Но тяготы гнета проявлялись даже не столько в том зле, что причинялось
этим несчастным, сколько в той пользе, какую они могли сами себе принести
и каковой их лишали. Они были свободны и владели землей, но в то же
время оставались почти такими же невежественными, а зачастую и еще
более бедными, чем их предки-крепостные. Среди чудес искусства они
жили просто и безыскусно, в блестящем мире просвещения оставались
невежественными. Сохраняя ум и проницательность, свойственные всему
крестьянскому племени, французские крестьяне так и не научились ими
пользоваться. Они даже не смогли преуспеть в обработке земли, что,
собственно, было их единственным занятием. "Перед моими глазами -
земледелие Х века", - говорил один известный (< стр.108)

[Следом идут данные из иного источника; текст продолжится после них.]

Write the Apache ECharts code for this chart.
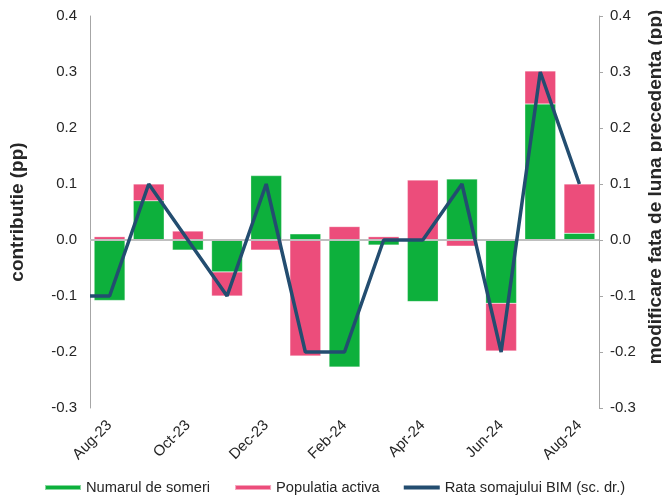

английский агроном. Французские крестьяне отличались только в военном
ремесле; по крайней мере, здесь они естественно и необходимо соприкасались
с другими классами.
Таким образом, крестьянин жил в бездне уединения и отчаяния, в своем
мирке, непроницаемом для чуждых влияний. Я был удивлен и почти напуган,
узнав, каким образом администрация получала сведения о населении кантона
менее чем за 20 лет до беспрепятственной отмены католического культа
и осквернения церквей. Приходские священники называли число явившихся
во время Пасхи к святому причастию; к этому числу прибавляли предположительное
количество малых детей и больных-общее число и принималось за количество
населения, И тем не менее веяния времени уже проникали со всем сторон
и в эти грубые умы - они доходили к ним окольными и потаенными путями
и принимали в этих темных и тесных вместилищах самые причудливые формы,
но со стороны не было заметно никаких перемен. Нравы крестьянина,
его привычки и верования казались прежними; крестьянин был покорен,
он был даже весел.
Не следует доверять веселости, которую выказывают
французы перед лицом величайших бедствий. Она доказывает лишь то,
что, уверовав в неизбежность своей несчастной судьбы, француз пытается
отвлечься от нее и не думать о ней, а вовсе не то, что он бесчувственен.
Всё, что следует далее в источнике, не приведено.